# Source data
━━━━━━━━━━━━━━━━━━━━
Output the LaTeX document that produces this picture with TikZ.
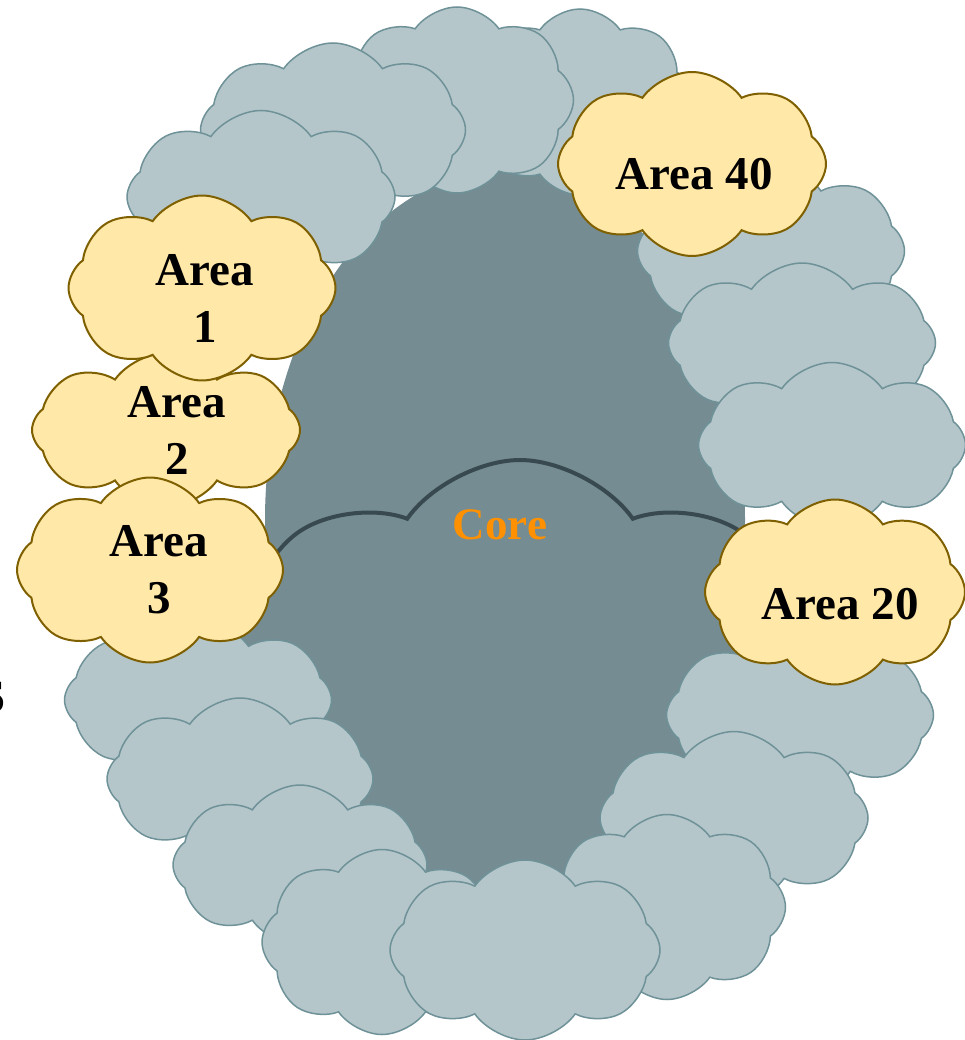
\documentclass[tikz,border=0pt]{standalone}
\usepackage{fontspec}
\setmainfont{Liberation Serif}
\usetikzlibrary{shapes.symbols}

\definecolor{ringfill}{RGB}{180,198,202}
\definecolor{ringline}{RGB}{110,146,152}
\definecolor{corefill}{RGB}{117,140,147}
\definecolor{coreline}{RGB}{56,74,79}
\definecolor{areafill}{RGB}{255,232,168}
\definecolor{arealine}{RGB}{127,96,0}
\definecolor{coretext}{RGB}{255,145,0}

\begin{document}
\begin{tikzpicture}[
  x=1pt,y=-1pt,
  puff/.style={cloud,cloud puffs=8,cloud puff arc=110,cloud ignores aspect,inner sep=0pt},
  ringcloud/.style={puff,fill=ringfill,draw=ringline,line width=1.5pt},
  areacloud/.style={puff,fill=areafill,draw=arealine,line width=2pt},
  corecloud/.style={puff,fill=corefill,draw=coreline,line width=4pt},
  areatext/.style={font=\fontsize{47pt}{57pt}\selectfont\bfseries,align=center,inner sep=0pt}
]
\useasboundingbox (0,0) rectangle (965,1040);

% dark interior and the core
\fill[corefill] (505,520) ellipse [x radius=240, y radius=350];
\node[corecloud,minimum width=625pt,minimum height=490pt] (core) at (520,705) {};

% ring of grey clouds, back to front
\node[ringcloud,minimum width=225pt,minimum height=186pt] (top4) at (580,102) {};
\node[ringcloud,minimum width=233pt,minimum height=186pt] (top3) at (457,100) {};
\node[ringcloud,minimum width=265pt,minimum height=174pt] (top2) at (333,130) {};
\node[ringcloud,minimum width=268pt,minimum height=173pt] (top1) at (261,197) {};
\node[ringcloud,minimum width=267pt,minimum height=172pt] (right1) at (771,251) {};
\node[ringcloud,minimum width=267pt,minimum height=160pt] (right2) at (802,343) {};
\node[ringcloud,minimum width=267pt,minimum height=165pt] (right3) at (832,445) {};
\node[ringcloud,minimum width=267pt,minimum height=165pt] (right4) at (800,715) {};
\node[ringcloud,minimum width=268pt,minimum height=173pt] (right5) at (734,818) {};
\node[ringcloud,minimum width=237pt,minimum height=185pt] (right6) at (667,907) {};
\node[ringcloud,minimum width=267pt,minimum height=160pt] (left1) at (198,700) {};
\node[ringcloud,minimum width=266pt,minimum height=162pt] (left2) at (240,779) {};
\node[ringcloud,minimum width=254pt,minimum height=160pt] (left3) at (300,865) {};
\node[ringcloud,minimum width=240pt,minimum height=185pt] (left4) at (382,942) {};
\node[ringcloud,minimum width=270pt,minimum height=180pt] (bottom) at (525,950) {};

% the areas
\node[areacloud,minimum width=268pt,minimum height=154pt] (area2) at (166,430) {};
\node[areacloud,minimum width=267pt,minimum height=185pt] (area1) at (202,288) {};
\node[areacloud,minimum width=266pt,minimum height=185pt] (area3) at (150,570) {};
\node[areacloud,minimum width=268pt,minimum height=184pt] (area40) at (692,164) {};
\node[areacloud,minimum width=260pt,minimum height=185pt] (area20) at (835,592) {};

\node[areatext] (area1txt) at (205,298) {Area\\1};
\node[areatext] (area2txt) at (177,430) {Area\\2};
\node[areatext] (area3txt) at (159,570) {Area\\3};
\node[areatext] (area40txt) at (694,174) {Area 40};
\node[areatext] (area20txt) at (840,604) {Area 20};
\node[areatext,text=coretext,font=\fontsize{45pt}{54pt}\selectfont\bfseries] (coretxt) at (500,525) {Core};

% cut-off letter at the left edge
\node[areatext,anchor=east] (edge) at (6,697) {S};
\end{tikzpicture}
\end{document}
━━━━━━━━━━━━━━━━━━━━
# Written task
Transcribe exactly, with no pictures, the lines running from the first line of the material through the line holding "width=625pt,minimum height=490pt] (core)".

# Exercise response
Output the LaTeX document that produces this picture with TikZ.
\documentclass[tikz,border=0pt]{standalone}
\usepackage{fontspec}
\setmainfont{Liberation Serif}
\usetikzlibrary{shapes.symbols}

\definecolor{ringfill}{RGB}{180,198,202}
\definecolor{ringline}{RGB}{110,146,152}
\definecolor{corefill}{RGB}{117,140,147}
\definecolor{coreline}{RGB}{56,74,79}
\definecolor{areafill}{RGB}{255,232,168}
\definecolor{arealine}{RGB}{127,96,0}
\definecolor{coretext}{RGB}{255,145,0}

\begin{document}
\begin{tikzpicture}[
  x=1pt,y=-1pt,
  puff/.style={cloud,cloud puffs=8,cloud puff arc=110,cloud ignores aspect,inner sep=0pt},
  ringcloud/.style={puff,fill=ringfill,draw=ringline,line width=1.5pt},
  areacloud/.style={puff,fill=areafill,draw=arealine,line width=2pt},
  corecloud/.style={puff,fill=corefill,draw=coreline,line width=4pt},
  areatext/.style={font=\fontsize{47pt}{57pt}\selectfont\bfseries,align=center,inner sep=0pt}
]
\useasboundingbox (0,0) rectangle (965,1040);

% dark interior and the core
\fill[corefill] (505,520) ellipse [x radius=240, y radius=350];
\node[corecloud,minimum width=625pt,minimum height=490pt] (core) at (520,705) {};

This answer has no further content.